-- Written instruction --
Beginning with the first line of the data below, reproduce every line unchanged, ending with the line that holds "return fig.add_axes([l /".

-- Given information --
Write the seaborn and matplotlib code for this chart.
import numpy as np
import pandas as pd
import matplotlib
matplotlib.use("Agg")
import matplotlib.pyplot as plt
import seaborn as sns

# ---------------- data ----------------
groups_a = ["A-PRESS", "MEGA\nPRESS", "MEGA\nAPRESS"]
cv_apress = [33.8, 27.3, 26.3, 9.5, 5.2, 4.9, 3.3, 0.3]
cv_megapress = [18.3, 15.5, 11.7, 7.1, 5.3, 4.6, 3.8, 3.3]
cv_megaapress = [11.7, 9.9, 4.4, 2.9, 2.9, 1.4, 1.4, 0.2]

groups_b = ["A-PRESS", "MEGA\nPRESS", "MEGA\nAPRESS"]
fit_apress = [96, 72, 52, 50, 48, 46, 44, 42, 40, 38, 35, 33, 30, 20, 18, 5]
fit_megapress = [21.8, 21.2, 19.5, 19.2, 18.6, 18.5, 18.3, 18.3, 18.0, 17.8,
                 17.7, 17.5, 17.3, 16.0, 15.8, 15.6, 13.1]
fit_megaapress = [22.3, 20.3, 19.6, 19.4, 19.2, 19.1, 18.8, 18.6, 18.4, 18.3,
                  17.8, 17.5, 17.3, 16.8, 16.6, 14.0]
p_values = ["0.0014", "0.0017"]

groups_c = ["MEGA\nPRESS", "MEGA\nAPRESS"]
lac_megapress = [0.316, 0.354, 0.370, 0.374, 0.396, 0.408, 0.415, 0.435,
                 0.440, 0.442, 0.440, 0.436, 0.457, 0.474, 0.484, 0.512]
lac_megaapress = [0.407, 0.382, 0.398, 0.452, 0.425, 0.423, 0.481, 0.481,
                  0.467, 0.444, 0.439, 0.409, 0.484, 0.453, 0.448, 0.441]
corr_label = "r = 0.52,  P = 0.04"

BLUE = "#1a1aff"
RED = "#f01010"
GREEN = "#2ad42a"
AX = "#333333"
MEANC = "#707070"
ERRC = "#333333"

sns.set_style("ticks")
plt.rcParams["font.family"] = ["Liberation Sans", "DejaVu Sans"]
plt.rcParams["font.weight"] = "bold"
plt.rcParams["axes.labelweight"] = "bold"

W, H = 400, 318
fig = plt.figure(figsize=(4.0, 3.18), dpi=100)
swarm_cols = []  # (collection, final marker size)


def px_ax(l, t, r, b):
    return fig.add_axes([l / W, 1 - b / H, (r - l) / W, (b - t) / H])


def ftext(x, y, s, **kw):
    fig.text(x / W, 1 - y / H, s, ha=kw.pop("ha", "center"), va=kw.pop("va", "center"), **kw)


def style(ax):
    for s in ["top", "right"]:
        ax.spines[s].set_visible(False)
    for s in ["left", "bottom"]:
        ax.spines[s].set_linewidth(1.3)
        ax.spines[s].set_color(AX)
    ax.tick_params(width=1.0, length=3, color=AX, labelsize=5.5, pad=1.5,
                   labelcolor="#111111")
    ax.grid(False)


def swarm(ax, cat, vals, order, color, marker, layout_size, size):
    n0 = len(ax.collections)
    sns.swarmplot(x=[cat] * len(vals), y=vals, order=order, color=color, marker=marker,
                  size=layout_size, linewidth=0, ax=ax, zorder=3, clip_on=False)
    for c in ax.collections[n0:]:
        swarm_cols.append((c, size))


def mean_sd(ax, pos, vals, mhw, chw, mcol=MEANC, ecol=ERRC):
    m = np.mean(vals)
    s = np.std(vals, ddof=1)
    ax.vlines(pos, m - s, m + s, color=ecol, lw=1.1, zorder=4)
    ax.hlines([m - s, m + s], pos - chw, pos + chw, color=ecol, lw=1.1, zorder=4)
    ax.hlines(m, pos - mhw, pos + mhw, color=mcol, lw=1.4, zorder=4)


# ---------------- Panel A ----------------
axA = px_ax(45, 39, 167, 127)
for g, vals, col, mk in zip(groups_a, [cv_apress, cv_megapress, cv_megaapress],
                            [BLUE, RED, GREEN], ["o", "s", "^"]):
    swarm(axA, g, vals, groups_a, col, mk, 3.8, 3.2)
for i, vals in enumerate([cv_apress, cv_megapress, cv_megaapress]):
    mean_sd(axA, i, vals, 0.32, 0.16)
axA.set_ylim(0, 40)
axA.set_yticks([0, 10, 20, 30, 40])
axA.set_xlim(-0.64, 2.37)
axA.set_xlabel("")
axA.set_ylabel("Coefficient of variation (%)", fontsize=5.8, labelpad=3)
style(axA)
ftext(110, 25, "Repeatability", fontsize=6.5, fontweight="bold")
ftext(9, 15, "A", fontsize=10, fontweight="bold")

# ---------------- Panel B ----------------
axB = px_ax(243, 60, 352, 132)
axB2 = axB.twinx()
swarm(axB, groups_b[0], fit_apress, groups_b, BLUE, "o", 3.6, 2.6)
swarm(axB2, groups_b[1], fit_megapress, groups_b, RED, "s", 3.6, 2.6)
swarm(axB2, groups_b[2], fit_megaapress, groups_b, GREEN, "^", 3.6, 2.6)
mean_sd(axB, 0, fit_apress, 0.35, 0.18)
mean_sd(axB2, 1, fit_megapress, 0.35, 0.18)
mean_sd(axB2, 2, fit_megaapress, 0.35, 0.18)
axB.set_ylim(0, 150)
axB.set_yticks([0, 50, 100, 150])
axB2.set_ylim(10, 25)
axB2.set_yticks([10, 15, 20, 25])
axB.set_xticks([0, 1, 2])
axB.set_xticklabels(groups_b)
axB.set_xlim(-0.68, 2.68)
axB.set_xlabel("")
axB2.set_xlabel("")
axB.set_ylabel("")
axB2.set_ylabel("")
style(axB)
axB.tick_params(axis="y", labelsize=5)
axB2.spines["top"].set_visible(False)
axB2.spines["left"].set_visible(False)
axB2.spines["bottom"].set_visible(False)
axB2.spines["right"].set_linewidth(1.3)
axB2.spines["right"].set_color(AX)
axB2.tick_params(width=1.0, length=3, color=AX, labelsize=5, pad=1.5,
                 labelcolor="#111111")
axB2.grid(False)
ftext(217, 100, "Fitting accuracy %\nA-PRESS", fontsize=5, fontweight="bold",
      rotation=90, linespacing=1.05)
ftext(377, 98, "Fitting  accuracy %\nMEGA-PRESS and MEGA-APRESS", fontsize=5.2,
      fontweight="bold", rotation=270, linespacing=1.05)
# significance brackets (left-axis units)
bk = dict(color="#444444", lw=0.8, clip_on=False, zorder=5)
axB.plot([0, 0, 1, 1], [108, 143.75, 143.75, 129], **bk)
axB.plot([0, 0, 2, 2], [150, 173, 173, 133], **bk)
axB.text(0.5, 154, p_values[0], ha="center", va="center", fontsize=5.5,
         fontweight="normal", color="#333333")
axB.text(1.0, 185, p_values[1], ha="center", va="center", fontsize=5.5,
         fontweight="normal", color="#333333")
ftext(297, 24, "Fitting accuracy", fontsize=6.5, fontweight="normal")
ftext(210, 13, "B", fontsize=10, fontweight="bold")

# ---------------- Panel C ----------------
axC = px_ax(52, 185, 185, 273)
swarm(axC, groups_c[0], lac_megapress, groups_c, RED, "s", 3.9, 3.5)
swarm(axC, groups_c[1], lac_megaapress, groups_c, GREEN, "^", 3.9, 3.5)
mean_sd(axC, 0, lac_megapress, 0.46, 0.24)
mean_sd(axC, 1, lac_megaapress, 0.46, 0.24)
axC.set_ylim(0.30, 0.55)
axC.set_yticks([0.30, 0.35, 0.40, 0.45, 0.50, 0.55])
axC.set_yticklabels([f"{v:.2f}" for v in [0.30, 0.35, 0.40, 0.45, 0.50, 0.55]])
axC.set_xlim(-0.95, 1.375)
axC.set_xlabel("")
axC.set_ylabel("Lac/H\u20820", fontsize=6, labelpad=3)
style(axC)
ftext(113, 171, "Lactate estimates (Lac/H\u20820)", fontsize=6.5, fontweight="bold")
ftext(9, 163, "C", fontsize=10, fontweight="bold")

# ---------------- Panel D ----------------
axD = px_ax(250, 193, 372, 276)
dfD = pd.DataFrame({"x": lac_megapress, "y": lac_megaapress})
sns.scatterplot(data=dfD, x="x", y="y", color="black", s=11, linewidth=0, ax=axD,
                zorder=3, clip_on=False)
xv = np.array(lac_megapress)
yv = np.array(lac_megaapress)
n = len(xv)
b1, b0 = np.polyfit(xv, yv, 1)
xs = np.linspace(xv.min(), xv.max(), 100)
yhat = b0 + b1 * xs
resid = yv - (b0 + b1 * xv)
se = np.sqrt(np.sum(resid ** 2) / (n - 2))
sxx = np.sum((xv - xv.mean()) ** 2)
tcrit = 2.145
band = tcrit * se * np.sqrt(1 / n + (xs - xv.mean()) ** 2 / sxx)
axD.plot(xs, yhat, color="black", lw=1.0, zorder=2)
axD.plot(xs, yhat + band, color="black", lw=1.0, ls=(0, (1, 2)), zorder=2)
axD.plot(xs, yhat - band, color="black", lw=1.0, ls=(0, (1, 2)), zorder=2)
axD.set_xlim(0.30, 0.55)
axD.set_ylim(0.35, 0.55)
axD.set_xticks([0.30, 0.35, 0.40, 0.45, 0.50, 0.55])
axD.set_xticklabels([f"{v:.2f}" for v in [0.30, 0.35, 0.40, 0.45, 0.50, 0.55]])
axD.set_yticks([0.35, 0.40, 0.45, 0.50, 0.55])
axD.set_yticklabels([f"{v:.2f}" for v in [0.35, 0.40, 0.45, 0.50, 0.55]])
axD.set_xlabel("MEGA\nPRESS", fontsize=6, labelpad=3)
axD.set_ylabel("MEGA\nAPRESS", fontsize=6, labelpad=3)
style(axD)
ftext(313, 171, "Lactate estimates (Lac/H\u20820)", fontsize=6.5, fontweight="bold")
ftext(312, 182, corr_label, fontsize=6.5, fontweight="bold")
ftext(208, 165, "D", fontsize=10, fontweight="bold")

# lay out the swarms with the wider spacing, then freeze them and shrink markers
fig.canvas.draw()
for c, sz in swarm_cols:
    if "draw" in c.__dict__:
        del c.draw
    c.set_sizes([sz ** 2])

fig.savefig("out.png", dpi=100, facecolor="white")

-- Correct result --
Write the seaborn and matplotlib code for this chart.
import numpy as np
import pandas as pd
import matplotlib
matplotlib.use("Agg")
import matplotlib.pyplot as plt
import seaborn as sns

# ---------------- data ----------------
groups_a = ["A-PRESS", "MEGA\nPRESS", "MEGA\nAPRESS"]
cv_apress = [33.8, 27.3, 26.3, 9.5, 5.2, 4.9, 3.3, 0.3]
cv_megapress = [18.3, 15.5, 11.7, 7.1, 5.3, 4.6, 3.8, 3.3]
cv_megaapress = [11.7, 9.9, 4.4, 2.9, 2.9, 1.4, 1.4, 0.2]

groups_b = ["A-PRESS", "MEGA\nPRESS", "MEGA\nAPRESS"]
fit_apress = [96, 72, 52, 50, 48, 46, 44, 42, 40, 38, 35, 33, 30, 20, 18, 5]
fit_megapress = [21.8, 21.2, 19.5, 19.2, 18.6, 18.5, 18.3, 18.3, 18.0, 17.8,
                 17.7, 17.5, 17.3, 16.0, 15.8, 15.6, 13.1]
fit_megaapress = [22.3, 20.3, 19.6, 19.4, 19.2, 19.1, 18.8, 18.6, 18.4, 18.3,
                  17.8, 17.5, 17.3, 16.8, 16.6, 14.0]
p_values = ["0.0014", "0.0017"]

groups_c = ["MEGA\nPRESS", "MEGA\nAPRESS"]
lac_megapress = [0.316, 0.354, 0.370, 0.374, 0.396, 0.408, 0.415, 0.435,
                 0.440, 0.442, 0.440, 0.436, 0.457, 0.474, 0.484, 0.512]
lac_megaapress = [0.407, 0.382, 0.398, 0.452, 0.425, 0.423, 0.481, 0.481,
                  0.467, 0.444, 0.439, 0.409, 0.484, 0.453, 0.448, 0.441]
corr_label = "r = 0.52,  P = 0.04"

BLUE = "#1a1aff"
RED = "#f01010"
GREEN = "#2ad42a"
AX = "#333333"
MEANC = "#707070"
ERRC = "#333333"

sns.set_style("ticks")
plt.rcParams["font.family"] = ["Liberation Sans", "DejaVu Sans"]
plt.rcParams["font.weight"] = "bold"
plt.rcParams["axes.labelweight"] = "bold"

W, H = 400, 318
fig = plt.figure(figsize=(4.0, 3.18), dpi=100)
swarm_cols = []  # (collection, final marker size)


def px_ax(l, t, r, b):
    return fig.add_axes([l / W, 1 - b / H, (r - l) / W, (b - t) / H])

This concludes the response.